One big lesson was that the Web site needed to have separate
interfaces, or entry points, for each type of user.
“What we realized is the availability of the material is
just a minor thing. I mean it really has to be user focused. The whole Web interface
to get in, the metadata that’s used with the collections, how you guide them to what
they want to find. So each individual user group needs its own individual
access,” she said.
The team also learned that teachers will participate in an online
community only if they are required to. Initially, the Tides Learning Community
that the Library set up for teachers barely got any use.
“The teachers aren’t comfortable at all in that realm.
So I wrote it in their contracts that they needed to get involved. And then we
started posting weekly discussion questions to get them talking, and that
helped,” said Galan.
Another lesson was that the greatest community needs may
be apparent only once the project is underway.
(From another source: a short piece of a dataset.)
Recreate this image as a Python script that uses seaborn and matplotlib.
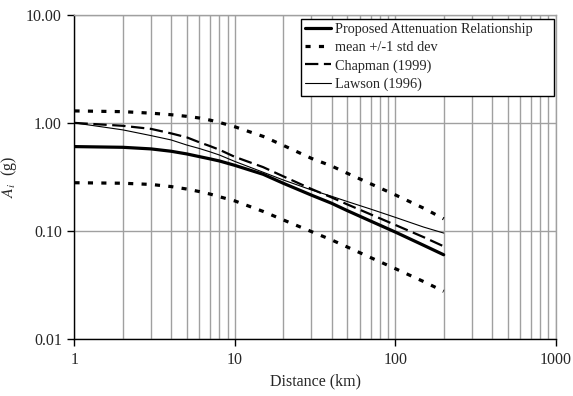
import numpy as np
import pandas as pd
import matplotlib
matplotlib.use("Agg")
import matplotlib.pyplot as plt
import seaborn as sns

# distances (km)
distance = [1, 2, 3, 4, 5, 6, 7, 8, 10, 15, 20, 30, 40, 50, 70, 100, 150, 200]

# spectral acceleration A_i (g) for each curve
proposed = [0.604, 0.595, 0.575, 0.547, 0.517, 0.488, 0.465, 0.445, 0.405, 0.335,
            0.277, 0.215, 0.181, 0.155, 0.124, 0.098, 0.074, 0.0605]
upper_sd = [1.29, 1.27, 1.23, 1.19, 1.15, 1.11, 1.06, 1.01, 0.92, 0.75,
            0.62, 0.47, 0.400, 0.343, 0.274, 0.216, 0.163, 0.130]
lower_sd = [0.28, 0.277, 0.27, 0.258, 0.245, 0.232, 0.220, 0.208, 0.19, 0.152,
            0.127, 0.099, 0.083, 0.0715, 0.057, 0.045, 0.0342, 0.0278]
chapman = [1.0, 0.94, 0.88, 0.80, 0.736, 0.662, 0.61, 0.565, 0.485, 0.39,
           0.321, 0.245, 0.205, 0.177, 0.143, 0.114, 0.088, 0.0724]
lawson = [1.0, 0.862, 0.763, 0.696, 0.625, 0.58, 0.54, 0.505, 0.44, 0.35,
          0.297, 0.24, 0.21, 0.188, 0.16, 0.134, 0.109, 0.096]

x_ticks = [1, 10, 100, 1000]
y_ticks = [0.01, 0.1, 1, 10]
y_tick_labels = ["0.01", "0.10", "1.00", "10.00"]

df = pd.DataFrame({"distance": distance, "proposed": proposed, "upper": upper_sd,
                   "lower": lower_sd, "chapman": chapman, "lawson": lawson})

sns.set_style("white")
plt.rcParams["font.family"] = ["Liberation Serif", "DejaVu Serif"]
plt.rcParams["mathtext.fontset"] = "stix"

fig = plt.figure(figsize=(5.73, 3.96), dpi=100)
ax = fig.add_axes([0.130, 0.143, 0.840, 0.820])

grid_col = "#a0a0a0"

sns.lineplot(data=df, x="distance", y="proposed", ax=ax, color="black", lw=2.3,
             label="Proposed Attenuation Relationship")
sns.lineplot(data=df, x="distance", y="upper", ax=ax, color="black", lw=2.3,
             linestyle=(0, (1.6, 2.6)), label="mean +/-1 std dev")
sns.lineplot(data=df, x="distance", y="lower", ax=ax, color="black", lw=2.3,
             linestyle=(0, (1.6, 2.6)), label="_nolegend_")
sns.lineplot(data=df, x="distance", y="chapman", ax=ax, color="black", lw=1.6,
             linestyle=(0, (6, 2.5)), label="Chapman (1999)")
sns.lineplot(data=df, x="distance", y="lawson", ax=ax, color="black", lw=0.8,
             label="Lawson (1996)")

ax.set_xscale("log")
ax.set_yscale("log")
ax.set_xlim(1, 1000)
ax.set_ylim(0.01, 10)
ax.set_xticks(x_ticks)
ax.set_xticklabels([str(t) for t in x_ticks])
ax.set_yticks(y_ticks)
ax.set_yticklabels(y_tick_labels)
ax.minorticks_on()
ax.yaxis.set_minor_locator(matplotlib.ticker.NullLocator())

ax.grid(True, which="both", axis="x", color=grid_col, lw=1.0)
ax.grid(True, which="major", axis="y", color=grid_col, lw=1.0)
ax.set_axisbelow(True)

ax.tick_params(axis="both", which="major", direction="out", length=5, width=1,
               color="black", labelsize=11.5, pad=4)
ax.tick_params(axis="x", which="minor", length=0)
ax.tick_params(left=True, bottom=True)

for side in ["left", "bottom"]:
    ax.spines[side].set_color("black")
    ax.spines[side].set_linewidth(1.0)
for side in ["top", "right"]:
    ax.spines[side].set_color(grid_col)
    ax.spines[side].set_linewidth(1.0)

ax.set_xlabel("Distance (km)", fontsize=11.5, labelpad=4)
ax.set_ylabel(r"$A_i$  (g)", fontsize=11.5, labelpad=5)

# legend box stretched to the width it has in the original
leg = ax.legend(loc="upper left", bbox_to_anchor=(0.470, 0.747, 0.5265, 0.241),
                mode="expand", borderaxespad=0,
                fancybox=False, framealpha=1, edgecolor="black", fontsize=10.3,
                handlelength=1.8, handletextpad=0.3, labelspacing=0.36,
                borderpad=0.3)
leg.get_frame().set_linewidth(1.0)

fig.savefig("out.png", dpi=100)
“We thought we knew what the needs were in the
community, I mean we did focus groups and needs assessments and we thought
we had a good grasp on it, but the greater needs we didn’t really discover until we
were in the project,” said Galan.
Working with the University
After the IMLS grant ended in 2008, the Library made sure
Digital Projects was fully staffed and also migrated TIDES to a new database
system. The project’s next steps include integrating TIDES at the university level
and creating a community-access portal.
“We are creating the framework to create an institutional
repository here at the university, which will be really that research portal that
was underdeveloped in the IMLS grant,” said Galan.
She continued, “We’ve gotten involved in a couple other big grant
initiatives on campus, and one of them is a National Park Service grant, a Preserve
America grant. And that’s allowing funding to create that community Web interface
into the collections.”
New partnerships within the university continue to blossom
and many people are getting excited about adding their research collections.